Venturini begins by identifying unique features of 19th century Spanish society that provided fertile ground for a major anarchist movement. Among these were Spain’s failure to achieve industrial revolution (except in Catalonia), the absence of a Spanish middle class and strong separatist movements in Catalonia and the Basque region of Spain. Unlike socialism, which historically develops among middle class intellectuals, Spanish anarchism had its origin in the working class.

The Rise of Spanish Anarchism

In 1868, a group of disconnected generals led the first major effort to depose the Spanish monarchy. The same year, Mikhail Bakunin, known as the father of collective anarchism, sent his disciple Giuseppe Fanelli to Spain to organize Spanish farm laborers. Within five years, the number of anarchists in Spain totaled 50,000.

The resulting “glorious revolution” produced in the First Republic. It lasted eleven months before the monarchy was restored.

Spanish history between 1902 and 1929 was marked by profound political and economic turmoil. During the early 1900s, Spanish anarchists merged with the Syndicalist* movement. In 1911, they formed the CNT.** CNT membership grew from 14,000 to 700,000 by 1919. In 1917, the CNT joined forces with the UGT*** to stage the first general strike.

In 1929, continuing popular unrest would lead to Alfonzo XIII’s removal from power and the creation of the Second Republic in 1931.

The Forces Backing Franco’s Coup

From the outset, the Republic faced powerful opposition from the Catholic Church, the Spanish military, wealthy landholders and Spanish and European Banks. Spain was embroiled in virtual civil war from 1933 on, as the forces of reaction engaged armed thugs (as the Falange Espanola) to thwart governmental efforts to carry out land and other democratic reforms.
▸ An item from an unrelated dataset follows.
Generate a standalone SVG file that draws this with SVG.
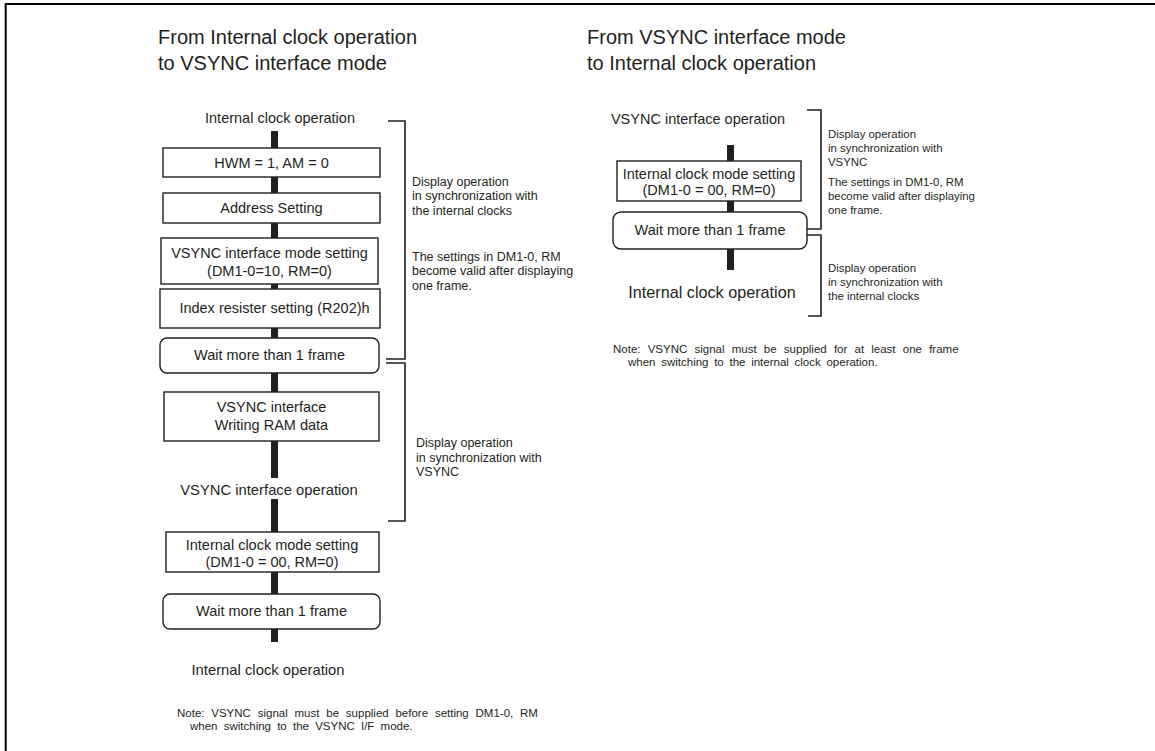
<svg xmlns="http://www.w3.org/2000/svg" width="1155" height="751" viewBox="0 0 1155 751">
<style>
text{font-family:"Liberation Sans",Arial,sans-serif;fill:#231f20}
.t{font-size:20px}
.b{font-size:14.5px;text-anchor:middle}
.a{font-size:12.5px}
.ar{font-size:11.4px}
.n{font-size:11.5px}
.box{fill:#fff;stroke:#231f20;stroke-width:1.4}
.br{fill:none;stroke:#231f20;stroke-width:1.6}
.sp{fill:#231f20}
</style>
<rect width="1155" height="751" fill="#fff"/>
<path d="M5.7 751V4H1155" fill="none" stroke="#000" stroke-width="2"/>
<g id="titles">
<text class="t" x="158" y="44">From Internal clock operation</text>
<text class="t" x="158" y="70">to VSYNC interface mode</text>
<text class="t" x="587" y="44">From VSYNC interface mode</text>
<text class="t" x="587" y="70">to Internal clock operation</text>
</g>
<g id="connectors">
<rect class="sp" x="271" y="131" width="7" height="17"/>
<rect class="sp" x="271" y="177" width="7" height="16"/>
<rect class="sp" x="271" y="223" width="7" height="15"/>
<rect class="sp" x="271" y="284" width="7" height="5"/>
<rect class="sp" x="271" y="328" width="7" height="10"/>
<rect class="sp" x="271" y="373" width="7" height="19"/>
<rect class="sp" x="271" y="441" width="7" height="37"/>
<rect class="sp" x="271" y="499" width="7" height="33"/>
<rect class="sp" x="271" y="572" width="7" height="22"/>
<rect class="sp" x="271" y="629" width="7" height="13"/>
<rect class="sp" x="727" y="145" width="7" height="16"/>
<rect class="sp" x="727" y="201" width="7" height="11"/>
<rect class="sp" x="727" y="249" width="7" height="21"/>
</g>
<g id="brackets">
<path class="br" d="M388 121H405V359H386"/>
<path class="br" d="M386 363H405V521H388"/>
<path class="br" d="M807 110H821V229H807"/>
<path class="br" d="M807 235H821V316H808"/>
</g>
<g id="L_start"><text class="b" x="280" y="123">Internal clock operation</text></g>
<g id="L_hwm"><rect class="box" x="163" y="148" width="217" height="29"/><text class="b" x="271.5" y="168">HWM = 1, AM = 0</text></g>
<g id="L_addr"><rect class="box" x="163" y="193" width="217" height="30"/><text class="b" x="271.5" y="213">Address Setting</text></g>
<g id="L_vsyncset"><rect class="box" x="161" y="238" width="217" height="46"/><text class="b" x="269.5" y="258">VSYNC interface mode setting</text><text class="b" x="269.5" y="276">(DM1-0=10, RM=0)</text></g>
<g id="L_index"><rect class="box" x="160" y="289" width="220" height="39"/><text class="b" x="274.5" y="313">Index resister setting (R202)h</text></g>
<g id="L_wait1"><rect class="box" x="160" y="338" width="219" height="35" rx="7"/><text class="b" x="269.5" y="360">Wait more than 1 frame</text></g>
<g id="L_ram"><rect class="box" x="164" y="392" width="215" height="49"/><text class="b" x="271.5" y="412">VSYNC interface</text><text class="b" x="271.5" y="430">Writing RAM data</text></g>
<g id="L_vop"><text class="b" x="269" y="495" style="font-size:14.8px">VSYNC interface operation</text></g>
<g id="L_intset"><rect class="box" x="166" y="532" width="213" height="40"/><text class="b" x="272" y="550">Internal clock mode setting</text><text class="b" x="272" y="567">(DM1-0 = 00, RM=0)</text></g>
<g id="L_wait2"><rect class="box" x="163" y="594" width="217" height="35" rx="7"/><text class="b" x="271.5" y="616">Wait more than 1 frame</text></g>
<g id="L_end"><text class="b" x="268" y="675" style="font-size:14.8px">Internal clock operation</text></g>
<g id="L_notes">
<text class="a" x="412" y="186">Display operation</text>
<text class="a" x="412" y="200">in synchronization with</text>
<text class="a" x="412" y="215">the internal clocks</text>
<text class="a" x="412" y="261">The settings in DM1-0, RM</text>
<text class="a" x="412" y="275">become valid after displaying</text>
<text class="a" x="412" y="290">one frame.</text>
<text class="a" x="416" y="447">Display operation</text>
<text class="a" x="416" y="462">in synchronization with</text>
<text class="a" x="416" y="476">VSYNC</text>
<text class="n" x="177" y="717" style="word-spacing:3.6px">Note: VSYNC signal must be supplied before setting DM1-0, RM</text>
<text class="n" x="190" y="730" style="word-spacing:3px">when switching to the VSYNC I/F mode.</text>
</g>
<g id="R_start"><text class="b" x="698" y="124">VSYNC interface operation</text></g>
<g id="R_intset"><rect class="box" x="617" y="161" width="184" height="40"/><text class="b" x="709" y="179">Internal clock mode setting</text><text class="b" x="709" y="195">(DM1-0 = 00, RM=0)</text></g>
<g id="R_wait"><rect class="box" x="613" y="212" width="194" height="37" rx="8"/><text class="b" x="710" y="235">Wait more than 1 frame</text></g>
<g id="R_end"><text class="b" x="712" y="298" style="font-size:16.2px">Internal clock operation</text></g>
<g id="R_notes">
<text class="ar" x="828" y="138">Display operation</text>
<text class="ar" x="828" y="152">in synchronization with</text>
<text class="ar" x="828" y="166">VSYNC</text>
<text class="ar" x="828" y="186">The settings in DM1-0, RM</text>
<text class="ar" x="828" y="200">become valid after displaying</text>
<text class="ar" x="828" y="214">one frame.</text>
<text class="ar" x="828" y="272">Display operation</text>
<text class="ar" x="828" y="286">in synchronization with</text>
<text class="ar" x="828" y="300">the internal clocks</text>
<text class="n" x="613" y="353" style="word-spacing:4px">Note: VSYNC signal must be supplied for at least one frame</text>
<text class="n" x="628" y="366" style="word-spacing:2.5px">when switching to the internal clock operation.</text>
</g>
</svg>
These forces of reaction also assisted in planning and implementing the fascist coup Franco launched in 1936. The Republic was at a clear disadvantage in resisting the coup, owing to the major support Franco received from fascist Germany and Italy and the covert support he received from Britain and the US.  According to Venturini, Britain, which had major business interests in Spain, directly aided Franco with intelligence and naval support. American oil companies also provided him with oil (while refusing to sell it to Spain’s legitimately elected government), and Ford and other US manufacturers supplied him with trucks.

The International Brigades

Venturini estimates 40,000-50,000 volunteers from 53 countries participated in the International brigades. When Franco captured Catalonia in January 1939 500,000 Republican soldiers and civilians fled across the border to France. Many of the anarchists joined the Maquis, where they played a vital role in liberating France from the Nazis.

Venturini emphasizes that no allied troops fought in the South of France – that these regions were liberated by the Resistance – in many instances before the liberation of Paris.


*Syndicalism is a type of economic system in which industries are owned and managed by the workers.
**CNT Confederación Nacional del Trabajo National Confederation of workers.
***The Unión General de Trabajadores (UGT, General Union of Workers) is a major Spanish trade union, historically affiliated with the Spanish Socialist Workers’ Party (PSOE).
****Rural guerrilla bands of French resistance fighters.